Malcolm's interesting public baseball commentary surfaced in his collaboration in The Big Bad Baseball Annual, a weighty yearly book that covered trends for every team and supported the commentary with metrics both new and inherited from previous Annuals. The book suffered the fate of much of the deliquescing book business in The Permafrost Economy, but the work goes on, appearing, when Don has time, on the book's website.

His masterpiece this year IMNSHO was a series called Fish Fry, a periodic buffet of analyses of the Marlins performance over a week. His 8-to-5 work got in the way of his regular writing after June, though there are a few entries after that. There are a couple I consider exemplary presentations of contextual analysis, including this one. And this link points at the first in the series, a table-setter. His writing is drizzled with amusing popular culture references and acerbic assaults on other baseball researchers and pundits he considers knee-jerk or shallow adherents to what he calls neo-sabermetrics, a school of study best embodied by the guys over at Baseball Prospectus.

Anyway, if you click on this Google search, you can find links to all of Don's Fish Fry analyses (look in the supporting text of each entry to see which Week number the entry is...there are a number of duplicate hits).

Masterful Metrics

My most frequent finding of shortcoming in metrics presented as "truth" or "insight" is a lack of context. From averages that ignore equally-important aspects such as level of consistency and confusing the utility of counting stats (RBI, gross sales $, units-failed) with that of rate stats (slugging average, net margin, percentage-failed), the single most common presenter failure is that of including context. In Malcolm's world, he calls this aspect shape.

So while other researchers try to find a single number to define a starting pitcher's performance in a single number (for example, the Game Score metric I referred to recently), Don uses QMAX, a two-dimensional matrix. On one dimension, he grades a start by "Stuff", a measure of the rate of hit-prevention ability in that start. On the other, "Command", a measure of the rate of walk-prevention. Once the starter's stint is complete, you can file his performance in one of these p.o. boxes. The table here is from his site, and it shows what the aggregate ERA in 1994-96 was for starters.

There are zones on the QMAX chart...the two with the greatest success shaded in this table. This matrix is an example of one thing researchers or anyone presenting metrics should always do: test the assumptions of the numbers before presenting them. If you look at this chart, you can see the underlying "meaning" or level of effectiveness. Malcolm's taken a commonly-known measure of starting pitcher effectiveness, ERA, and shown how it works against his more compound system. And yes, it seems to work...that is, the two shaded areas in the upper left, the success squares correspond to lower ERA numbers than the others. He then builds up an entire set of regions on the table that describe specific kinds of performances (with known aggregate results).
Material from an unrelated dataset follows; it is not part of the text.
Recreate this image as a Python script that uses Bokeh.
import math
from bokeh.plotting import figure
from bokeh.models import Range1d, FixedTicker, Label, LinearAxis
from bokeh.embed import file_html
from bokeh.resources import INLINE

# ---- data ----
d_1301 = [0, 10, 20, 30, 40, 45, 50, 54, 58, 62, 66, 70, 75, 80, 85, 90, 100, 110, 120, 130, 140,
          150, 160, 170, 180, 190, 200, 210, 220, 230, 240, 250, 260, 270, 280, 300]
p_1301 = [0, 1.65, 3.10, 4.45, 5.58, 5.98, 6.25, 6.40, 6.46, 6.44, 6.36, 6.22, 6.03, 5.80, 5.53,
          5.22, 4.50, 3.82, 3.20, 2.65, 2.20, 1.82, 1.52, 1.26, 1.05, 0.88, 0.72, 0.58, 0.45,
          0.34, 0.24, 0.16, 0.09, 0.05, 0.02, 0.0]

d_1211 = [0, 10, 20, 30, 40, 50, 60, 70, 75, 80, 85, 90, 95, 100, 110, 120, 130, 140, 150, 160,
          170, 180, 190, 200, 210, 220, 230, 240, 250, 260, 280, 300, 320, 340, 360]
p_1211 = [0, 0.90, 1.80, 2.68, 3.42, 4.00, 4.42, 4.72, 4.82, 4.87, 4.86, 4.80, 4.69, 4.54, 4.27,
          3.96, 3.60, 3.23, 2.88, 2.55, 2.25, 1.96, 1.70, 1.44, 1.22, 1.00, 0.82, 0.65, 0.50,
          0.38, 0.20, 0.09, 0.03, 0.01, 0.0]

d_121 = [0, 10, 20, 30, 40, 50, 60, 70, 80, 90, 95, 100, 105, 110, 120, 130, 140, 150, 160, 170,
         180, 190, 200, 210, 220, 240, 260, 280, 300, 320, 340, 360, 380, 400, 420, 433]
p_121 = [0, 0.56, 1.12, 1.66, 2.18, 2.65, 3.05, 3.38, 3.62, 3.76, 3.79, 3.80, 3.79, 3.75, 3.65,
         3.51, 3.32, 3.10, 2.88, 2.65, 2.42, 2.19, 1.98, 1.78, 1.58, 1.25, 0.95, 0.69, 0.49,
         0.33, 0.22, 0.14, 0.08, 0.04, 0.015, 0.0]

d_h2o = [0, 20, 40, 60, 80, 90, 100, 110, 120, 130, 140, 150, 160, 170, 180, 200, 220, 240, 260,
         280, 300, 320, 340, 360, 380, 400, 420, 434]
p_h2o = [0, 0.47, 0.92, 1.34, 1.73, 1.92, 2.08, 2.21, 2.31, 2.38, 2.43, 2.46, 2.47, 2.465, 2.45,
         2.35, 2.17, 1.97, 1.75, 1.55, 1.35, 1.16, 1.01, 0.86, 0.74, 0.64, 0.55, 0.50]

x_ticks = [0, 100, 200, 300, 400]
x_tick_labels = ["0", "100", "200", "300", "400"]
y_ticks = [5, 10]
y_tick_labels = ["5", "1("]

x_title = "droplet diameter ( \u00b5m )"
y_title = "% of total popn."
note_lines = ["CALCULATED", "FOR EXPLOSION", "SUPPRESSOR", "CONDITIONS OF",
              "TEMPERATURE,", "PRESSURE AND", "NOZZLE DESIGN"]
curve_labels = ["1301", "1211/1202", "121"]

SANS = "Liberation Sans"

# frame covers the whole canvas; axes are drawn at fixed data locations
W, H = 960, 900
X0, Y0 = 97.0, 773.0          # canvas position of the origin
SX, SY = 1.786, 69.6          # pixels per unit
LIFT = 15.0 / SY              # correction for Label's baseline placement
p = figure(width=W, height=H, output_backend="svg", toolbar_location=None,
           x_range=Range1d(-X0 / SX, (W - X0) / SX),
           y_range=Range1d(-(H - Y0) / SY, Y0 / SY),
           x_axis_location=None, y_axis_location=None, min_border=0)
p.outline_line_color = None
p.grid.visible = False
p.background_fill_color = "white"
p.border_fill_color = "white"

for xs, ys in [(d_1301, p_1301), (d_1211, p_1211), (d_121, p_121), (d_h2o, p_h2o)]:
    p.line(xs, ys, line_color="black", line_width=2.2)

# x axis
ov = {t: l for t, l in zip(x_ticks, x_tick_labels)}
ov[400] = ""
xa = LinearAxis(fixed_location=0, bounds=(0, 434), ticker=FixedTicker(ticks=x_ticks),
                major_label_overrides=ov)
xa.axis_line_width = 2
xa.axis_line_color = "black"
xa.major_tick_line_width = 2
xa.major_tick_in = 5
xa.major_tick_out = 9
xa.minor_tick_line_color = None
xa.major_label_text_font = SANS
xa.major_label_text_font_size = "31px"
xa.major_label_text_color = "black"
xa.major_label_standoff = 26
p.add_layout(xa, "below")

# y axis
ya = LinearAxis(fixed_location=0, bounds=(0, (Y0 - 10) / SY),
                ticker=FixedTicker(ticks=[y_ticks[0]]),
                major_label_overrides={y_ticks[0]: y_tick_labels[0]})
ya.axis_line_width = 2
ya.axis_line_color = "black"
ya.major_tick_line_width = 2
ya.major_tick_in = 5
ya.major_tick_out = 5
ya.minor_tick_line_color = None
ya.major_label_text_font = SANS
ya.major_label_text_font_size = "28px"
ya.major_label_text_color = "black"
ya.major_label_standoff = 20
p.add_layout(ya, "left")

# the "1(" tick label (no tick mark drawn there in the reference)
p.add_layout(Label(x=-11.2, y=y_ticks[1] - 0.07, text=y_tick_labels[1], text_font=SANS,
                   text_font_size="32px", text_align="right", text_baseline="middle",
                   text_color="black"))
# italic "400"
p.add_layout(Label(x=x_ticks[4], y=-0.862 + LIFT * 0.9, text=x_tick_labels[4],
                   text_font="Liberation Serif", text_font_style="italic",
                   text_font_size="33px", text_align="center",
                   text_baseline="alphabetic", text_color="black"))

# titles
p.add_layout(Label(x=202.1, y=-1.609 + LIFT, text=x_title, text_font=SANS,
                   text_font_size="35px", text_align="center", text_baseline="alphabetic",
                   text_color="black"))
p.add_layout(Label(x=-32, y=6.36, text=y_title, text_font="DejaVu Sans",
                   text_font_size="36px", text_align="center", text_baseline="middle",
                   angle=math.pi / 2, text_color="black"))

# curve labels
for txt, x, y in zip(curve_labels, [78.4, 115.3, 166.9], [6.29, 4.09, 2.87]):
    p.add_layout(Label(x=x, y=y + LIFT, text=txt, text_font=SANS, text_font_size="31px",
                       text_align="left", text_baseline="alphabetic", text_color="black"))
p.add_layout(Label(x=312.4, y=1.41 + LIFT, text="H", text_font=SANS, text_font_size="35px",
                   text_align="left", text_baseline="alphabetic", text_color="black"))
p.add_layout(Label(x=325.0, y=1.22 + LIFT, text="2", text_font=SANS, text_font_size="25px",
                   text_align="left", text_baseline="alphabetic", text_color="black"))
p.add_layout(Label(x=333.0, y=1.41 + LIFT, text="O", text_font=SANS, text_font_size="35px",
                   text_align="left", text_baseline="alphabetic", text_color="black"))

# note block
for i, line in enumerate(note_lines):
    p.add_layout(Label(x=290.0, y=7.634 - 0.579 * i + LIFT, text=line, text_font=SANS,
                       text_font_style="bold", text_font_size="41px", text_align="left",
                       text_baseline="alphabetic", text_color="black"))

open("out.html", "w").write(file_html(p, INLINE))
You can show the results for a team or an individual player (or a team or a league), by entering the number of starts that fall into each pigeon-hole, and they quickly indicate the shape of the pitcher's performance over time. This page shows a pair of tables of 13-game stretches of Greg Maddux starts. The two contrast well. You can actually see, given a couple of minutes examining the method, that he collapsed late in the season and how. If you just tracked ERA for example, it would have been harder to notice because by halfway through a season, there's so much data already stored in the number, each start can only change it a little. And ERA only indicates generally what, while QMAX provides indications of why.
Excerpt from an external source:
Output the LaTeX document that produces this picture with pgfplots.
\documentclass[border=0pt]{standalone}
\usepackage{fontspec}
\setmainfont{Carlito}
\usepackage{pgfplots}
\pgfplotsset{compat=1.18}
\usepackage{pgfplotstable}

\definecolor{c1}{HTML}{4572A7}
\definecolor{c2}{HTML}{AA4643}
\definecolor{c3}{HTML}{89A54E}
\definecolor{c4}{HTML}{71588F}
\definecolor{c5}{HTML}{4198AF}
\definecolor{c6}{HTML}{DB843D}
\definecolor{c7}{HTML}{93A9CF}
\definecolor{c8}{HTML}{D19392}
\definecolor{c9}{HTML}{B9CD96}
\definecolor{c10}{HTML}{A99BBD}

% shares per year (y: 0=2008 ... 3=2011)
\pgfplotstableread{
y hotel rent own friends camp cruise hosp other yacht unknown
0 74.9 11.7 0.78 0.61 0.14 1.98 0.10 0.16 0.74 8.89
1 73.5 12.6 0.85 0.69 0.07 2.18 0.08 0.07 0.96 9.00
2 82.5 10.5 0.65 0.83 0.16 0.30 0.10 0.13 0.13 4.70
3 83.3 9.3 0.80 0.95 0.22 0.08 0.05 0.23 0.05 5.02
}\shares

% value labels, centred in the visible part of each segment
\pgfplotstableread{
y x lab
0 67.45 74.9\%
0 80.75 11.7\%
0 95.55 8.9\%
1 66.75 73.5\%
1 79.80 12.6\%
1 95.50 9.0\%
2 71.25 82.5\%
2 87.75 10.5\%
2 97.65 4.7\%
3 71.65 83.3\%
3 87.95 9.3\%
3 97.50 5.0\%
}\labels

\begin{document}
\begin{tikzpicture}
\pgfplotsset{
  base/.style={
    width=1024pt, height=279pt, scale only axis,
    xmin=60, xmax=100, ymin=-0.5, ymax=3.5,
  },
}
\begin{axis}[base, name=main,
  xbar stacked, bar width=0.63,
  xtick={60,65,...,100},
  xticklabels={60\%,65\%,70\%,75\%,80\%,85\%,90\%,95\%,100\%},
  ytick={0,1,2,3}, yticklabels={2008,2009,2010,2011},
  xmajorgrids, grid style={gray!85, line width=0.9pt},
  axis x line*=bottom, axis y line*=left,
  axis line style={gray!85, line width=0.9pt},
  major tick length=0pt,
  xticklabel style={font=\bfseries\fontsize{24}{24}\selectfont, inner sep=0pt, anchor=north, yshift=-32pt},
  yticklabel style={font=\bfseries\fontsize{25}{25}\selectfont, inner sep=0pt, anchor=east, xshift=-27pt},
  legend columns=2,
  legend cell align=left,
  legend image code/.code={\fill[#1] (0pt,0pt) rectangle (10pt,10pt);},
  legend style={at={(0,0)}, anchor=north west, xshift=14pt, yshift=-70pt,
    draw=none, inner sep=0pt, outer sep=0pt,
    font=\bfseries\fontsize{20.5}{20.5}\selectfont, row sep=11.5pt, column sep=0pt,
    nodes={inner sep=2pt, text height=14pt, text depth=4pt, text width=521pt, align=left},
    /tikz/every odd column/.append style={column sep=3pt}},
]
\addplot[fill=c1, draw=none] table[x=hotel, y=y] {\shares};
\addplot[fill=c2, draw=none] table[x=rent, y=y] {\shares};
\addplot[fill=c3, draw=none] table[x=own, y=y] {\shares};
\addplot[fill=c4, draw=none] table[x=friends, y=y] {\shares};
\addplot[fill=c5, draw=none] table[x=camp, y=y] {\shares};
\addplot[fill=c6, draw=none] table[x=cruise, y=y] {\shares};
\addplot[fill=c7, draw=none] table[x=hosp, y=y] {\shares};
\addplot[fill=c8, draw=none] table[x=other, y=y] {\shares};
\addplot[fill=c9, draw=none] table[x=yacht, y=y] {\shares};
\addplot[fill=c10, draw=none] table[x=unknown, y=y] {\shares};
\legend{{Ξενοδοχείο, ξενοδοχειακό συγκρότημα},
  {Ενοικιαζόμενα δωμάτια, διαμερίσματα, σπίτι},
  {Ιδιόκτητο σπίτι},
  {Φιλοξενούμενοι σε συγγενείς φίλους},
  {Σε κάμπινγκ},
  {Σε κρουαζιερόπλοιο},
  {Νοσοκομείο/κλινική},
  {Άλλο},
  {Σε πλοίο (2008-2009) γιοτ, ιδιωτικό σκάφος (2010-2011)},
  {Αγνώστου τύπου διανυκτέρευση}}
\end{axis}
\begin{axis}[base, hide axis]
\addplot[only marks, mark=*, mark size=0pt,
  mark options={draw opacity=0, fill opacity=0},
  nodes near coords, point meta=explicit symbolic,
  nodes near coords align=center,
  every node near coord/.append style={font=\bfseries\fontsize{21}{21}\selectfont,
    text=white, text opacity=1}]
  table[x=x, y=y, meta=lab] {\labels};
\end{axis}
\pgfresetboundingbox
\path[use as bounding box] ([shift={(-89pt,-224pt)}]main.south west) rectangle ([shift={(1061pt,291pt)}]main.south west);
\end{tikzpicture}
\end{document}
If you're interested in performance metrics, spend a little time with QMAX. Here's a glossary that explains the evaluation system, the shaded regions and names for them. If your numeracy is very low, this might hurt to look at, but I suggest if your numeracy is very low, you shouldn't be in the metrics game.

I can see a lot of applications for this kind of presentation. Sales people, for example (one axis for ranges of size of sale, and the other for ranges of net margin). You would figure out what your goals are (revenue? weighted by the strategic importance of the product line? net income?) and make a QMAX equivalent. QMAX doesn't have to be two-dimensional, it could be three- or more-, though it would be complex to work with. But this has a ton

Finally, don't forget to test your assumptions before you institutionalise your system. In the case of QMAX, Malcolm aggregated ERA into the matrices boxes, then shaded specific areas and named them. In the same way, you need to test what each box means in a measure you know to be important before you start assigning a "value" to it.

If you're interested in performance metrics, Malcolm's mastery of context is a great model to emulate.

10/20/2003 06:58:00 AM posted by j @ 10/20/2003 06:58:00 AM